Add Contrast With Lighter or Darker Woods

If your floors feature a medium-toned wood, consider a deep ebony or a pale ash instead. This contrast in tones can add interest to the décor without overwhelming it with one shade.

two coffee tables made from solid wood, oak and ash.

Designers often use dark accents to ground a light-filled room. In fact, we’re experiencing a trend towards darker woods, the more characterful the better. Consider dark vintage pieces that feel lived in. From there, pale wood accents can lift the weight of a space dominated by furniture and antiques in deep tones.

How Many Wood Tones Should You Use in One Room?

When mixing wood finishes, most interior designers recommend sticking to between two and four wood tones within a single room. This creates enough variation to add depth and interest without making the space feel chaotic or overly busy.

A common mistake is trying to match every wooden surface exactly. In reality, rooms often feel more natural when different tones work together rather than blending into one uniform finish. In our living room, the oak flooring acts as the dominant tone, while the handmade coffee tables, oak mantel and smaller wooden details introduce subtle variations in colour and grain.

Mixing wood tones in your home guide

The key is consistency in undertones rather than perfect colour matching. Warm woods with golden, honey or reddish hues tend to sit comfortably together, while cooler-toned woods with grey or ash undertones usually pair best with similar finishes.

Texture also plays an important role. A smooth modern oak floor can work beautifully beside a more rustic live edge coffee table because the contrast feels intentional rather than mismatched. By balancing tones, textures and placement throughout the room, mixed woods can feel layered and cohesive instead of random.

Should Wood Undertones Match?

When combining different wood finishes, undertones are often more important than whether the wood is light or dark. Two completely different woods can still work beautifully together if they share similar underlying tones.

understanding wood undertones in interior design

Warm woods usually feature golden, orange, honey or reddish undertones. Oak, walnut and cherry often fall into this category and tend to pair naturally with one another. Cooler toned woods, such as ash or weathered grey finishes, generally work best alongside other cool shades.

This is one of the reasons some mixed wood interiors feel balanced while others appear disconnected. Even if two pieces are technically similar in colour depth, clashing undertones can make the room feel visually uncomfortable.

In our own living room, the oak flooring, oak mantel and handmade coffee tables all carry warm natural undertones, despite each piece having slightly different grains and finishes. That consistency helps the room feel cohesive without making everything look identical.

A simple way to test undertones is to place wood samples beside each other in natural daylight. If one appears noticeably red, yellow or grey compared to the other, the contrast may feel stronger once used across the room.

Use Wooden Venetian Blinds as a Bridge

Window dressings offer an opportunity to merge unconnected pieces of furniture across a room. Installing wooden Venetian blinds allows you to pull a specific grain or stain from a bookshelf and bring it to your walls.
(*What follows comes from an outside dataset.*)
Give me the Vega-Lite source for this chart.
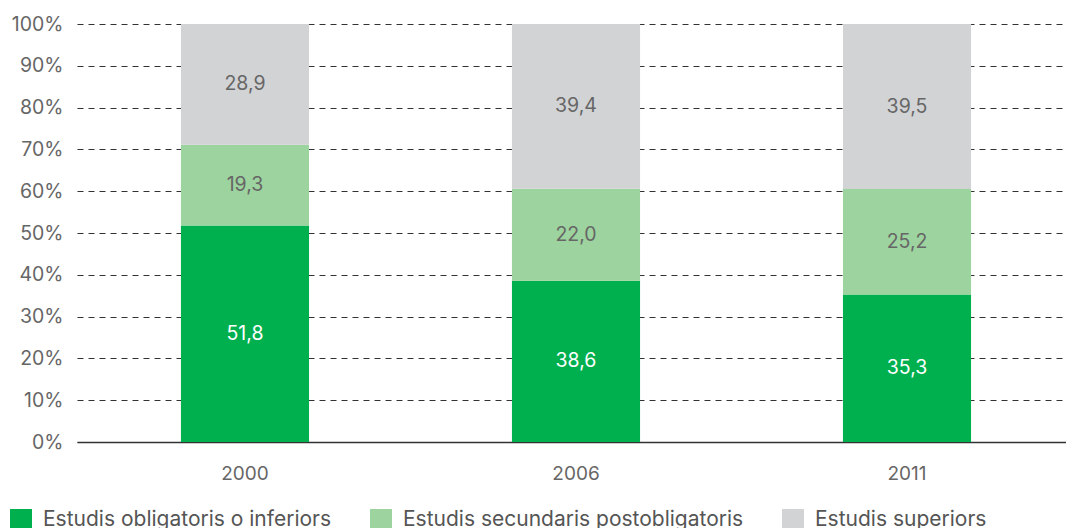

Wooden venetian blinds in living room with wooden theme

The horizontal slats create a rhythmic pattern that softens the transition between a dark floor and lighter walls. Because these blinds filter natural light, they cast a glow that warms wood details.

Repeat Each Wood Tone at Least Twice

One of the easiest ways to make mixed wood tones feel natural is to repeat each finish somewhere else in the room. Rather than having a single standout piece, echo the same wood tone in at least two areas to create balance and flow.

For example, if you have a darker walnut coffee table, you could introduce the same tone through shelving, picture frames or smaller decorative pieces on the opposite side of the room. In our living room, the warm oak flooring connects naturally with the oak mantel above the stove, while the handmade coffee tables help carry those natural wood tones through the centre of the space.

This simple technique helps guide the eye around the room and stops individual pieces from feeling disconnected or out of place.

Incorporate Texture for a Softer Blend

Natural fibres act as a buffer between contrasting wood grains. Consider adding soft furnishings to balance the woods. A jute rug over a dark floor or a wool throw across a wooden bench breaks up the hard surfaces that might otherwise clash. Materials like rattan and linen provide a neutral middle ground neutral middle ground. These organic textures provide the necessary breathing room for your mixed woods to coexist without fighting for the spotlight.